» TO DO
Without including the pictures, copy out every line below.

» GIVEN DATA
□ □ □
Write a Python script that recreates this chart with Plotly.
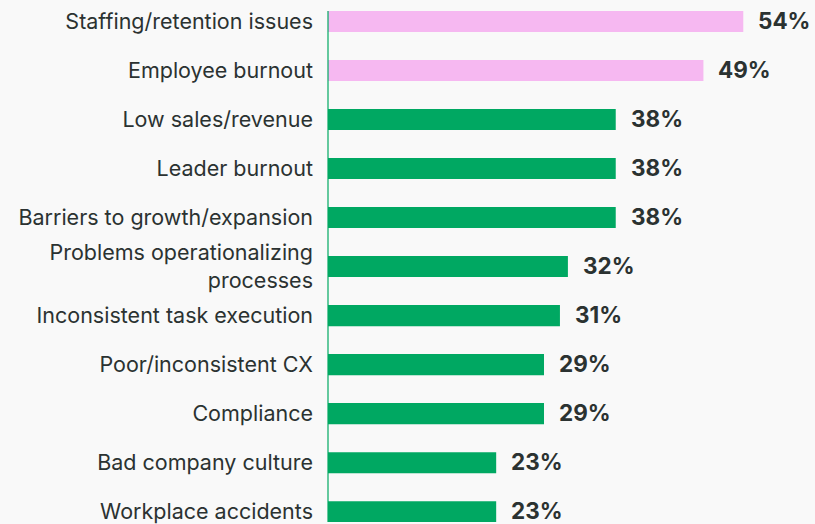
import plotly.graph_objects as go

categories = [
    "Staffing/retention issues",
    "Employee burnout",
    "Low sales/revenue",
    "Leader burnout",
    "Barriers to growth/expansion",
    "Problems operationalizing<br>processes",
    "Inconsistent task execution",
    "Poor/inconsistent CX",
    "Compliance",
    "Bad company culture",
    "Workplace accidents",
]
values = [54, 49, 38, 38, 38, 32, 31, 29, 29, 23, 23]
highlight = [True, True, False, False, False, False, False, False, False, False, False]

PINK = "#F6B8F1"
GREEN = "#00A862"
TEXT = "#2B3231"
BG = "#F9F9F9"
FONT = "Inter"

colors = [PINK if h else GREEN for h in highlight]

fig = go.Figure()
fig.add_trace(go.Bar(
    x=values,
    y=list(range(len(categories))),
    orientation="h",
    marker=dict(color=colors, line=dict(width=0)),
    width=0.43,
    hoverinfo="skip",
))

for i, v in enumerate(values):
    fig.add_annotation(
        x=v, y=i, text=f"<b>{v}%</b>", showarrow=False,
        xanchor="left", yanchor="middle", xshift=13, yshift=1,
        font=dict(family=FONT, size=22.5, color=TEXT),
    )

fig.add_shape(
    type="line", xref="paper", yref="y",
    x0=0, x1=0, y0=-0.215, y1=10.3,
    line=dict(color=GREEN, width=1.2),
)

fig.update_layout(
    width=815, height=524,
    margin=dict(l=328, r=0, t=0, b=0),
    paper_bgcolor=BG, plot_bgcolor=BG,
    showlegend=False,
    font=dict(family=FONT, size=21.5, color=TEXT),
    xaxis=dict(range=[1.9, 63.0], visible=False, fixedrange=True),
    yaxis=dict(
        range=[10.21, -0.437],
        tickmode="array",
        tickvals=list(range(len(categories))),
        ticktext=categories,
        showgrid=False, zeroline=False, showline=False,
        ticks="", ticklabelstandoff=14,
        ticklabeloverflow="allow",
        tickfont=dict(family=FONT, size=21.5, color=TEXT),
        fixedrange=True,
    ),
)

fig.write_html(
    "out.html",
    config={"displayModeBar": False},
    post_script="document.body.style.margin='0';document.body.style.background='#F9F9F9';",
)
□ □ □
» TASK OUTPUT
Write a Python script that recreates this chart with Plotly.
import plotly.graph_objects as go

categories = [
    "Staffing/retention issues",
    "Employee burnout",
    "Low sales/revenue",
    "Leader burnout",
    "Barriers to growth/expansion",
    "Problems operationalizing<br>processes",
    "Inconsistent task execution",
    "Poor/inconsistent CX",
    "Compliance",
    "Bad company culture",
    "Workplace accidents",
]
values = [54, 49, 38, 38, 38, 32, 31, 29, 29, 23, 23]
highlight = [True, True, False, False, False, False, False, False, False, False, False]

PINK = "#F6B8F1"
GREEN = "#00A862"
TEXT = "#2B3231"
BG = "#F9F9F9"
FONT = "Inter"

colors = [PINK if h else GREEN for h in highlight]

fig = go.Figure()
fig.add_trace(go.Bar(
    x=values,
    y=list(range(len(categories))),
    orientation="h",
    marker=dict(color=colors, line=dict(width=0)),
    width=0.43,
    hoverinfo="skip",
))

for i, v in enumerate(values):
    fig.add_annotation(
        x=v, y=i, text=f"<b>{v}%</b>", showarrow=False,
        xanchor="left", yanchor="middle", xshift=13, yshift=1,
        font=dict(family=FONT, size=22.5, color=TEXT),
    )

fig.add_shape(
    type="line", xref="paper", yref="y",
    x0=0, x1=0, y0=-0.215, y1=10.3,
    line=dict(color=GREEN, width=1.2),
)

fig.update_layout(
    width=815, height=524,
    margin=dict(l=328, r=0, t=0, b=0),
    paper_bgcolor=BG, plot_bgcolor=BG,
    showlegend=False,
    font=dict(family=FONT, size=21.5, color=TEXT),
    xaxis=dict(range=[1.9, 63.0], visible=False, fixedrange=True),
    yaxis=dict(
        range=[10.21, -0.437],
        tickmode="array",
        tickvals=list(range(len(categories))),
        ticktext=categories,
        showgrid=False, zeroline=False, showline=False,
        ticks="", ticklabelstandoff=14,
        ticklabeloverflow="allow",
        tickfont=dict(family=FONT, size=21.5, color=TEXT),
        fixedrange=True,
    ),
)

fig.write_html(
    "out.html",
    config={"displayModeBar": False},
    post_script="document.body.style.margin='0';document.body.style.background='#F9F9F9';",
)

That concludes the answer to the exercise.